LONDON — Ever since China announced last year that it no longer wanted to be the “world’s garbage dump,” recycling about half of the globe’s plastics and paper products, Western nations have been puzzling over what to do when the ban went into effect, which it did on Jan. 1.

The answer, to date, in Britain at least, is nothing. At least one waste disposal site in London is already seeing a buildup of plastic recyclables and has had to pay to have some of it removed.

Similar backups have been reported in Canada, Ireland, Germany and several other European nations, while tons of rubbish is piling up in port cities like Hong Kong.

Steve Frank, of Pioneer Recycling in Oregon, owns two plants that collect and sort 220,000 tons of recyclable materials each year. A majority of it was until recently exported to China.

“My inventory is out of control,” he said.

China’s ban, Mr. Frank said, has caused “a major upset of the flow of global recyclables.” Now, he said, he is hoping to export waste to countries like Indonesia, India, Vietnam, Malaysia — “anywhere we can” — but “they can’t make up the difference.

In Britain, Jacqueline O’Donovan, managing director of the British waste disposal firm, O’Donovan Waste Disposal, said that “the market has completely changed” since China’s decision went into effect. Her company collects and disposes of about 70,000 tons of plastic trash every year, she said, and expects “huge bottlenecks across the whole of England” in the coming months.
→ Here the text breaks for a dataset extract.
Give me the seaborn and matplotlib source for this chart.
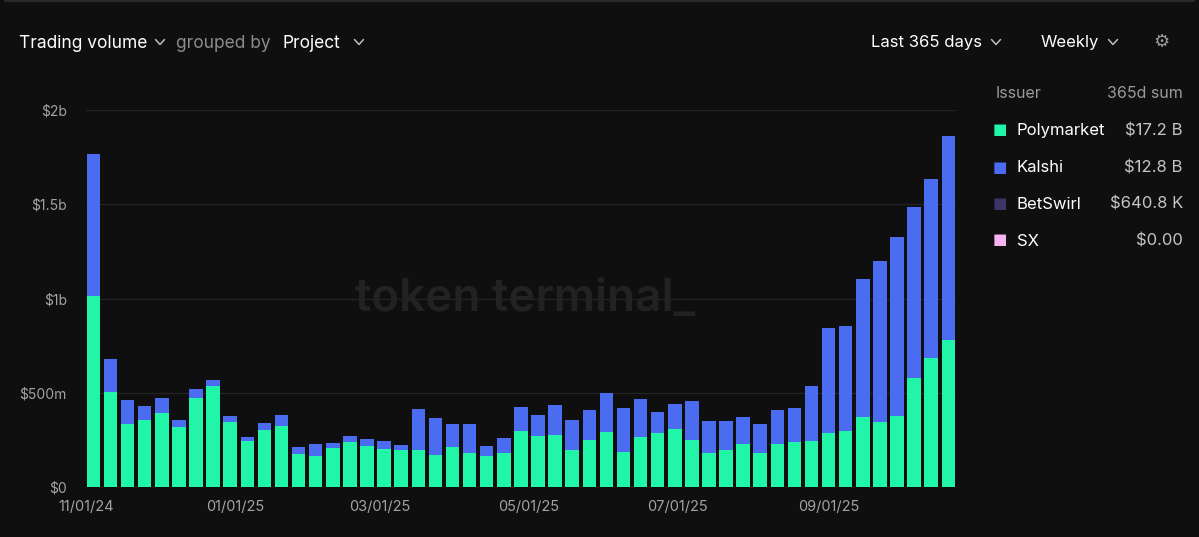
import numpy as np
import pandas as pd
import matplotlib
matplotlib.use("Agg")
import matplotlib.pyplot as plt
import seaborn as sns
from matplotlib.lines import Line2D

# ---------------- data ($ millions, weekly) ----------------
start_date = "2024-11-01"
n_weeks = 51
polymarket_m = [1016, 506, 334, 359, 396, 321, 475, 536, 348, 244,
                306, 324, 178, 164, 207, 239, 219, 202, 196, 196,
                170, 214, 182, 164, 182, 300, 272, 279, 200, 249,
                292, 187, 267, 286, 309, 249, 182, 200, 230, 184,
                231, 239, 244, 286, 299, 371, 346, 378, 580, 684, 780]
kalshi_m = [752, 176, 127, 74, 79, 38, 48, 32, 30, 23,
            35, 60, 36, 66, 30, 35, 37, 42, 28, 218,
            196, 120, 152, 53, 78, 126, 112, 159, 157, 159,
            207, 232, 201, 115, 135, 207, 171, 153, 141, 152,
            177, 182, 293, 561, 558, 732, 854, 950, 907, 950, 1080]

tick_dates = ["2024-11-01", "2025-01-01", "2025-03-01", "2025-05-01", "2025-07-01", "2025-09-01"]
tick_labels = ["11/01/24", "01/01/25", "03/01/25", "05/01/25", "07/01/25", "09/01/25"]
ytick_values = [0, 500, 1000, 1500, 2000]
ytick_labels = ["$0", "$500m", "$1b", "$1.5b", "$2b"]

legend_names = ["Polymarket", "Kalshi", "BetSwirl", "SX"]
legend_sums = ["$17.2 B", "$12.8 B", "$640.8 K", "$0.00"]

# ---------------- style ----------------
BG = "#0f0f10"
GREEN = "#20f5a8"
BLUE = "#4b6cf0"
PURPLE = "#3d3566"
PINK = "#f7b2f2"
legend_colors = [GREEN, BLUE, PURPLE, PINK]

sns.set_style("dark")
plt.rcParams["font.family"] = ["Inter", "DejaVu Sans"]

weeks = pd.date_range(start_date, periods=n_weeks, freq="7D")
df = pd.DataFrame({
    "week": weeks.strftime("%Y-%m-%d"),
    "polymarket": polymarket_m,
    "kalshi": kalshi_m,
})
df["total"] = df["polymarket"] + df["kalshi"]
order = list(df["week"])

W, H = 1199, 537
fig = plt.figure(figsize=(W / 100, H / 100), dpi=100, facecolor=BG)
ax = fig.add_axes([86 / W, (H - 487.3) / H, (956 - 86) / W, (487.3 - 110) / H])
ax.set_facecolor(BG)

# watermark
fig.text(525 / W, 1 - 299 / H, "token terminal_", color="#222223", fontsize=33,
         fontweight="semibold", ha="center", va="center", zorder=0)
ax.patch.set_alpha(0)

bw = 0.79
sns.barplot(data=df, x="week", y="total", order=order, color=BLUE, saturation=1,
            width=bw, linewidth=0, ax=ax, zorder=3)
sns.barplot(data=df, x="week", y="polymarket", order=order, color=GREEN, saturation=1,
            width=bw, linewidth=0, ax=ax, zorder=4)

ax.set_ylim(0, 2000)
ax.set_xlim(-0.435, n_weeks - 1 + 0.45)
ax.set_xlabel("")
ax.set_ylabel("")

# grid
for v in ytick_values[1:]:
    ax.axhline(v, color="#232324", lw=1, zorder=1)
ax.axhline(0, color="#1c1c1d", lw=1, zorder=1)

t0 = pd.Timestamp(start_date)
xt = [(pd.Timestamp(d) - t0).days / 7 - bw / 2 for d in tick_dates]
ax.set_xticks(xt, tick_labels)
ax.set_yticks(ytick_values, ytick_labels)
ax.tick_params(axis="x", colors="#262627", length=6, width=1, labelcolor="#a3a3a3",
               labelsize=10.5, pad=3)
ax.tick_params(axis="y", length=0, labelcolor="#a3a3a3", labelsize=10, pad=13.7)
ax.grid(False)
for s in ax.spines.values():
    s.set_visible(False)

# ---------------- header ----------------
def px(x, y):
    return x / W, 1 - y / H

def chevron(x, y, col="#bdbdbd"):
    xs = [x - 4.5, x, x + 4.5]
    ys = [y - 2.5, y + 2.5, y - 2.5]
    fig.add_artist(Line2D([a / W for a in xs], [1 - b / H for b in ys],
                          color=col, lw=1.1, transform=fig.transFigure))

hy = 42
fig.text(*px(19, hy + 1), "Trading volume", color="white", fontsize=12.5, va="center", ha="left")
chevron(160, hy)
fig.text(*px(176, hy + 1), "grouped by", color="#8c8c8c", fontsize=12.5, va="center", ha="left")
fig.text(*px(282, hy + 1), "Project", color="white", fontsize=12.5, va="center", ha="left")
chevron(359, hy)
fig.text(*px(871, hy + 1), "Last 365 days", color="white", fontsize=12, va="center", ha="left")
chevron(996, hy)
fig.text(*px(1041, hy + 1), "Weekly", color="white", fontsize=12, va="center", ha="left")
chevron(1113, hy)
fig.text(*px(1161, hy), "\u2699", color="#9a9a9a", fontsize=13, va="center", ha="center",
         family="DejaVu Sans")

# ---------------- legend panel ----------------
fig.text(*px(996, 94), "Issuer", color="#9a9a9a", fontsize=11.5, va="center", ha="left")
fig.text(*px(1183, 94), "365d sum", color="#9a9a9a", fontsize=11.5, va="center", ha="right")
row_y = [131, 168, 204.5, 241]
for name, val, col, ry in zip(legend_names, legend_sums, legend_colors, row_y):
    fig.text(*px(1000, ry - 1), "\u25A0", color=col, fontsize=11, va="center", ha="center",
             family="DejaVu Sans")
    fig.text(*px(1017, ry), name, color="white", fontsize=12, va="center", ha="left")
    fig.text(*px(1183, ry), val, color="#c4c4c4", fontsize=12, va="center", ha="right")

# subtle top border
fig.add_artist(Line2D([0.004, 0.996], [0.998, 0.998], color="#2a2a2b", lw=1.5,
                      transform=fig.transFigure))

fig.savefig("out.png", dpi=100, facecolor=BG)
Britain’s prime minister, Theresa May, pledged on Thursday to eliminate avoidable wastes within 25 years. In a prepared speech, she urged supermarkets to introduce plastic-free aisles where all the food is loose.
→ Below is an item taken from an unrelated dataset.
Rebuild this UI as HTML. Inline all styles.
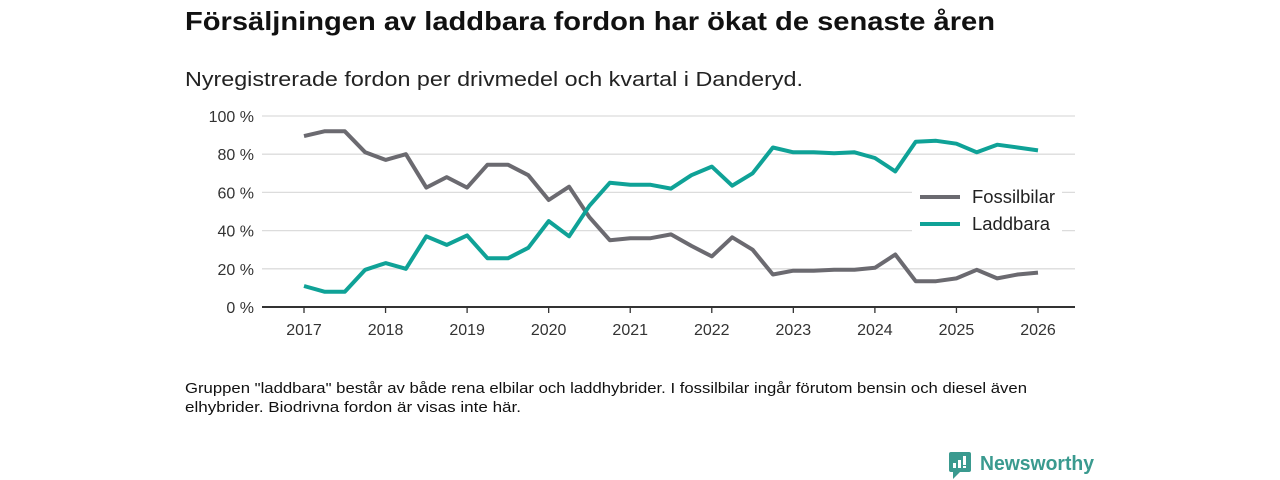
<!DOCTYPE html>
<html><head><meta charset="utf-8"><style>
html,body{margin:0;padding:0;background:#fff;}
svg{display:block;font-family:"Liberation Sans",sans-serif;}
</style></head><body>
<svg id="chart" width="1280" height="480" viewBox="0 0 1280 480" xmlns="http://www.w3.org/2000/svg">
<text x="185" y="30" font-size="26" font-weight="bold" fill="#111" textLength="810" lengthAdjust="spacingAndGlyphs">Försäljningen av laddbara fordon har ökat de senaste åren</text>
<text x="185" y="86" font-size="20" fill="#222" textLength="618" lengthAdjust="spacingAndGlyphs">Nyregistrerade fordon per drivmedel och kvartal i Danderyd.</text>
<g id="grid"></g>
<g id="yticks"></g>
<g id="xticks"></g>
<g id="lines"></g>
<g>
<rect x="912" y="180" width="150" height="60" fill="#fff"/>
<g>
<line x1="920" y1="197" x2="960" y2="197" stroke="#6b6a70" stroke-width="4"/>
<text x="972" y="203" font-size="18" fill="#222" textLength="83" lengthAdjust="spacingAndGlyphs">Fossilbilar</text></g>
<g>
<line x1="920" y1="224" x2="960" y2="224" stroke="#0fa297" stroke-width="4"/>
<text x="972" y="230" font-size="18" fill="#222" textLength="78" lengthAdjust="spacingAndGlyphs">Laddbara</text></g>
</g>
<text x="185" y="393" font-size="14.5" fill="#111" textLength="842" lengthAdjust="spacingAndGlyphs">Gruppen "laddbara" består av både rena elbilar och laddhybrider. I fossilbilar ingår förutom bensin och diesel även</text>
<text x="185" y="412" font-size="14.5" fill="#111" textLength="336" lengthAdjust="spacingAndGlyphs">elhybrider. Biodrivna fordon är visas inte här.</text>
<g>
<rect x="949" y="452" width="22" height="20" rx="2" fill="#3a9a8f"/>
<polygon points="953,472 960,472 953,479" fill="#3a9a8f"/>
<rect x="953" y="463" width="3" height="5" fill="#fff"/><rect x="958" y="460" width="3" height="8" fill="#fff"/><rect x="963" y="456" width="3" height="9" fill="#fff"/><rect x="963" y="466" width="3" height="2" fill="#fff"/>
<text x="980" y="470" font-size="20" font-weight="bold" fill="#3a9a8f" textLength="114" lengthAdjust="spacingAndGlyphs">Newsworthy</text>
</g>
</svg>
<script>
const years = [2017,2018,2019,2020,2021,2022,2023,2024,2025,2026];
const yTicks = [0,20,40,60,80,100];
const yTickLabels = ["0 %","20 %","40 %","60 %","80 %","100 %"];
const fossil = [89.5,92,92,81,77,80,62.5,68,62.5,74.5,74.5,69,56,63,47,35,36,36,38,32,26.5,36.5,30,17,19,19,19.5,19.5,20.5,27.5,13.5,13.5,15,19.5,15,17,18];
const laddbara = [11,8,8,19.5,23,20,37,32.5,37.5,25.5,25.5,31,45,37,53,65,64,64,62,69,73.5,63.5,70,83.5,81,81,80.5,81,78,71,86.5,87,85.5,81,85,83.5,82];
const startYear = 2017;

const NS="http://www.w3.org/2000/svg";
const x0=304, x1=1038, y0=307, y1=116;
const xs = t => x0 + (t-2017)/(2026-2017)*(x1-x0);
const ys = v => y0 - v/100*(y0-y1);
function mk(tag, attrs, parent){const e=document.createElementNS(NS,tag);for(const k in attrs)e.setAttribute(k,attrs[k]);document.getElementById(parent).appendChild(e);return e;}

yTicks.forEach((v,i)=>{
  if(v>0){const g=mk('line',{x1:262,x2:1075,y1:ys(v),y2:ys(v),stroke:'#dcdcdc','stroke-width':1.3},'grid');
  
  }
  const t=mk('text',{x:254,y:ys(v)+6,'font-size':16,fill:'#333','text-anchor':'end'},'yticks');
  t.textContent=yTickLabels[i];
  
  
});
const ax=mk('line',{x1:262,x2:1075,y1:y0,y2:y0,stroke:'#333','stroke-width':2},'xticks');


years.forEach(yr=>{
  const tk=mk('line',{x1:xs(yr),x2:xs(yr),y1:y0,y2:y0+6,stroke:'#333','stroke-width':1.3},'xticks');
  
  
  const t=mk('text',{x:xs(yr),y:335,'font-size':16,fill:'#333','text-anchor':'middle'},'xticks');
  t.textContent=yr;
  
  
});
function line(data,color,name){
  const d=data.map((v,i)=>(i?'L':'M')+xs(startYear+i/4).toFixed(1)+','+ys(v).toFixed(1)).join(' ');
  const p=mk('path',{d:d,fill:'none',stroke:color,'stroke-width':4,'stroke-linejoin':'round'},'lines');
  
  
}
line(fossil,'#6b6a70','line-fossilbilar');
line(laddbara,'#0fa297','line-laddbara');
</script>
</body></html>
The European Union, for its part, plans to propose a tax on plastic bags and packaging, citing the China ban and the health of the oceans among other reasons.
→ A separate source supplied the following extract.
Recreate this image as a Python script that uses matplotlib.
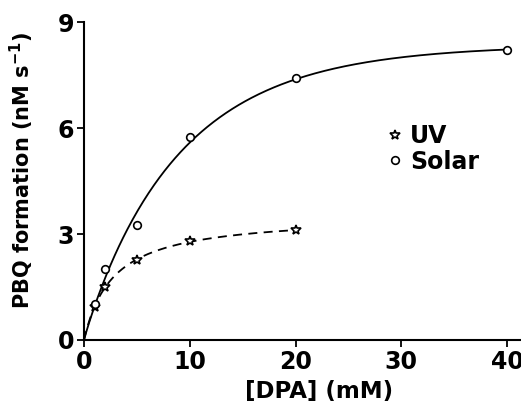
import numpy as np
import matplotlib.pyplot as plt

plt.rcParams['font.family'] = ['DejaVu Sans']
plt.rcParams['font.weight'] = 'bold'
plt.rcParams['mathtext.default'] = 'bf'

# [DPA] concentrations (mM) and PBQ formation rates (nM/s)
dpa_uv = np.array([1, 2, 5, 10, 20])
rate_uv = np.array([0.93, 1.5, 2.27, 2.8, 3.1])
dpa_solar = np.array([1, 2, 5, 10, 20, 40])
rate_solar = np.array([1.02, 2.0, 3.26, 5.75, 7.42, 8.2])

xticks = [0, 10, 20, 30, 40]
yticks = [0, 3, 6, 9]


def saturation(x, vmax, k, n):
    return vmax * (1 - np.exp(-(x / k) ** n))


def michaelis(x, vmax, k):
    return vmax * x / (k + x)


def grid_fit(func, x, y, grids):
    # brute-force least squares over a parameter grid
    mesh = np.meshgrid(*grids, indexing='ij')
    params = [m.ravel() for m in mesh]
    pred = func(x[:, None], *[p[None, :] for p in params])
    err = np.sum((pred - y[:, None]) ** 2, axis=0)
    i = np.argmin(err)
    return [p[i] for p in params]


p_solar = grid_fit(saturation, dpa_solar, rate_solar,
                   [np.linspace(6, 11, 101), np.linspace(2, 20, 181),
                    np.linspace(0.6, 2.0, 71)])
p_uv = grid_fit(michaelis, dpa_uv, rate_uv,
                [np.linspace(2, 5, 301), np.linspace(0.5, 10, 191)])

fig = plt.figure(figsize=(5.21, 4.05), dpi=100)
ax = fig.add_axes([0.1612, 0.1605, 0.8426, 0.785])

xs = np.linspace(0, dpa_solar.max(), 400)
xu = np.linspace(0, dpa_uv.max(), 200)
ax.plot(xs, saturation(xs, *p_solar), color='black', lw=1.3)
ax.plot(xu, michaelis(xu, *p_uv), color='black', lw=1.3, ls=(0, (5, 3.5)))

ax.plot(dpa_uv, rate_uv, ls='none', marker='*', ms=7, mfc='white',
        mec='black', mew=1.2, label='UV')
ax.plot(dpa_solar, rate_solar, ls='none', marker='o', ms=5.5, mfc='white',
        mec='black', mew=1.2, label='Solar')

ax.set_xlim(0, 41.5)
ax.set_ylim(0, 9)
ax.set_xticks(xticks)
ax.set_yticks(yticks)
ax.tick_params(labelsize=17, width=1.3, length=5, pad=2)
for s in ['top', 'right']:
    ax.spines[s].set_visible(False)
for s in ['left', 'bottom']:
    ax.spines[s].set_linewidth(1.5)

ax.set_xlabel('[DPA] (mM)', fontsize=16.5, fontweight='bold')
ax.xaxis.set_label_coords(0.535, -0.125)
ax.set_ylabel('PBQ formation (nM s$^{-1}$)', fontsize=15,
              fontweight='bold')
ax.yaxis.set_label_coords(-0.11, 0.535)

ax.legend(loc='upper left', bbox_to_anchor=(0.665, 0.715), frameon=False,
          fontsize=17, handlelength=0.6, handletextpad=0.35,
          labelspacing=0.05, borderpad=0)

fig.savefig('out.png', dpi=100)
Those measures might help ease the situation some day, but for now Britain is faced with growing piles of recyclables and no place to put them. Experts say the immediate response to the crisis may well be to turn to incineration or landfills — both harmful to the environment.

China’s ban covers imports of 24 kinds of solid waste, including unsorted paper and the low-grade polyethylene terephthalate used in plastic bottles, as part of a broad cleanup effort and a campaign against “yang laji,” or “foreign garbage.” It also sets new limits on the levels of impurities in other recyclables.

China had been processing at least half of the world’s exports of waste paper, metals and used plastic — 7.3 million tons in 2016, according to recent industry data. Last July, China notified the World Trade Organization that it intended to ban some imports of trash, saying the action was needed to protect the environment and improve public health.

“Large amounts of dirty wastes or even hazardous wastes are mixed in the solid waste that can be used as raw materials,” Beijing wrote to the W.T.O. “This polluted China’s environment seriously.”

Chinese officials also complained that much of the recyclable material the country received from overseas had not been properly cleaned or was mixed with non-recyclable materials.

The sudden move has left Western countries scrambling to deal with a buildup of plastic and paper garbage while looking for new markets for the waste.

“It’s not just a U.K. problem,” said Simon Ellin, chief executive of the Recycling Association in Britain. “The rest of the world is thinking, ‘What can we do?’ It’s tough times.”